Tiger was there for me during my first break up. I was sitting on my bed incessantly crying over a guy that I would soon forget, but in that moment, Tiger licked my tear-stained cheeks. The same cat that would scratch me at the slightest inconvenience wanted to take my pain away. How could he have known to comfort me in that moment? How could he have known that I was sad?
A pet loss is tough because I’m not really sure how to tell you that it will get better. It was an innocent friend that you probably raised from birth and now you must watch it go on without you. No more morning cuddles or little boops on their wet noses. The experience you had with this pet was necessary because it made you softer. You opened up your heart during a time when opening up your heart meant getting hurt. You chose love anyway and fully.
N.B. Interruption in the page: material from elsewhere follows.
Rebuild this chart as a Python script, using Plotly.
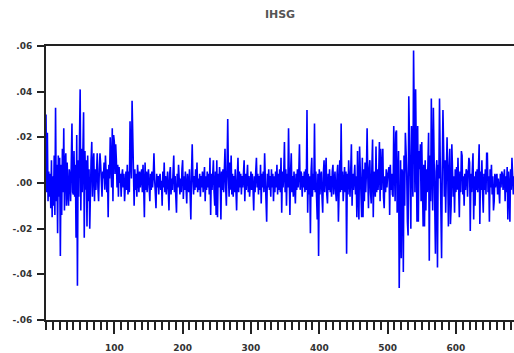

Tiger lived for a good 10 years and he was by my side through a lot of transitions and growth. Saying “Goodbye” to Tiger meant I was saying “Goodbye” to my youth. Tiger’s death was the first step in a necessary shedding that sparked a spiritual reset. Death has always brought me closer to life.
Just like our pets, we don’t get a lot of time on Earth. In fact, this planet has been here for 4 billion years and we might only get a good 60. That’s a blip in comparison so maybe, you should go after your dreams. Text your crush first. Dance the night away instead of saying, “I’ll dance the next time I go out.” Hug your pet. There may not be a next time.
Great loss can change a person negatively, but I refuse to let it. Choose, instead, to live again! Choose positivity; choose to love again! I now have two cats that keep me company.
If you have a pet, remember this: they aren’t here for that long so let them have a bite of your food and go on an extra long walk today and you should absolutely splurge on an oil portrait of them. If you recently lost a pet, remember “the rainbow bridge” and know that the love you carry for them has filled up your heart – making it stronger, bigger and more resilient.